COLLECTED MATERIAL -
--- Begin ---
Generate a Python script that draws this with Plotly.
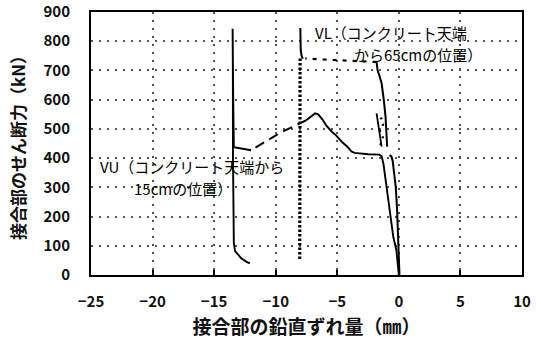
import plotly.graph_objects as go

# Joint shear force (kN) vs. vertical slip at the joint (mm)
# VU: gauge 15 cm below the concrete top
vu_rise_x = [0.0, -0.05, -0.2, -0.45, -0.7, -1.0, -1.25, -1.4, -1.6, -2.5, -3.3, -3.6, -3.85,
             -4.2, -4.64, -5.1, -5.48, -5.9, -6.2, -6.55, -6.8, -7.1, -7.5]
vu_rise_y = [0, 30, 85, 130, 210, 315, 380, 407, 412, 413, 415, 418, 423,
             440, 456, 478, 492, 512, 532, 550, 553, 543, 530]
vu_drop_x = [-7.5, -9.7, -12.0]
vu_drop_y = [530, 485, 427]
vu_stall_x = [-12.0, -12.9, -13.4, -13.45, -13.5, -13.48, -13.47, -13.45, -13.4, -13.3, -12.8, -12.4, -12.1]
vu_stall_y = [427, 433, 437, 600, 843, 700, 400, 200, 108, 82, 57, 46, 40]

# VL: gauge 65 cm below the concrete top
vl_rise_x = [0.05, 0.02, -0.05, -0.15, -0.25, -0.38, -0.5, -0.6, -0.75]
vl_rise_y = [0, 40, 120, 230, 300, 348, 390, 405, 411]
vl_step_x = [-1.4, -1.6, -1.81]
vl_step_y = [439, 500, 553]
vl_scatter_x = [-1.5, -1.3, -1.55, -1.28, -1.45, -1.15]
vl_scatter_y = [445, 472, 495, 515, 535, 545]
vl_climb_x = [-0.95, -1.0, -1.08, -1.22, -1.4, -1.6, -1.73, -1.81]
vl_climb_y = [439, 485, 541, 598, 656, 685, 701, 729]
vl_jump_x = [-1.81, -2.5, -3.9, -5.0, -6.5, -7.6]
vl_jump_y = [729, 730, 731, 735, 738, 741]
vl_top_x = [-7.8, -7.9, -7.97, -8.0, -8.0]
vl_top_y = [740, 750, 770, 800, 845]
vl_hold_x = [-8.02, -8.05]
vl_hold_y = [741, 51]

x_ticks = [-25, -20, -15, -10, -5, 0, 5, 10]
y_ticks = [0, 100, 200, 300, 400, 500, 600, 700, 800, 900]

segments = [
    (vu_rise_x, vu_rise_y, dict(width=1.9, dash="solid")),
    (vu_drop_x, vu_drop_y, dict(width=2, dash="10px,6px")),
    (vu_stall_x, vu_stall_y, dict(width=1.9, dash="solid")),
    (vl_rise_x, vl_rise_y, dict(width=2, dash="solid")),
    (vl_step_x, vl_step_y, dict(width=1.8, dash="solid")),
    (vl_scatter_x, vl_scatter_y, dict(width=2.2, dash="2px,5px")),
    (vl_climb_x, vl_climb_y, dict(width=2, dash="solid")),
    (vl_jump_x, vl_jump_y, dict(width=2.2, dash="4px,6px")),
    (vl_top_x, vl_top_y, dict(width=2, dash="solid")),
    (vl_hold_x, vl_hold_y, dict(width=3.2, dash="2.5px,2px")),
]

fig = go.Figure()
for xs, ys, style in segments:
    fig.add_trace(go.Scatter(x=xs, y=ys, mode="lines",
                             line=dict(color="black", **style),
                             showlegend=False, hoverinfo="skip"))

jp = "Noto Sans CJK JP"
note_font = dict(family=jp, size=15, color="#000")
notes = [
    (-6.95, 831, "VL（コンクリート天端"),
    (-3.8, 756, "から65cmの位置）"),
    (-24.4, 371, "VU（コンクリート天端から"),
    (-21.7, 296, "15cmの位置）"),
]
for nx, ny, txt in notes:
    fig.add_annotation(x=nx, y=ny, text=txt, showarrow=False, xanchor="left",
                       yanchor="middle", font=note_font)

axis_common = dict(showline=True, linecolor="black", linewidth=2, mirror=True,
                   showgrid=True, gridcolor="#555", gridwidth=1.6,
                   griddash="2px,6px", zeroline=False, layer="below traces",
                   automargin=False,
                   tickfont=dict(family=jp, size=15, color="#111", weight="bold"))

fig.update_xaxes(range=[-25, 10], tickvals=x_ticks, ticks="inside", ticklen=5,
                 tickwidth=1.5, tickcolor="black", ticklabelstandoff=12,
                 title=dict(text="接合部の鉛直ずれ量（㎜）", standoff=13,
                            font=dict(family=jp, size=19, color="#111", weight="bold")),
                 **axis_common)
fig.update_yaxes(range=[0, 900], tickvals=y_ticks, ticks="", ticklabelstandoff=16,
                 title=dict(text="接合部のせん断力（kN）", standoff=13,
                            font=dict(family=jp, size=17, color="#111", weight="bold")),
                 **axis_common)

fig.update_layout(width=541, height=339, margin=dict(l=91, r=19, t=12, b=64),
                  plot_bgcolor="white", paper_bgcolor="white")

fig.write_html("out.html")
--- End ---
EXERCISE GOAL - Without the pictures, return the listing above from its first line through the line that has "import plotly.graph_objects as go".

ANSWER -
Generate a Python script that draws this with Plotly.
import plotly.graph_objects as go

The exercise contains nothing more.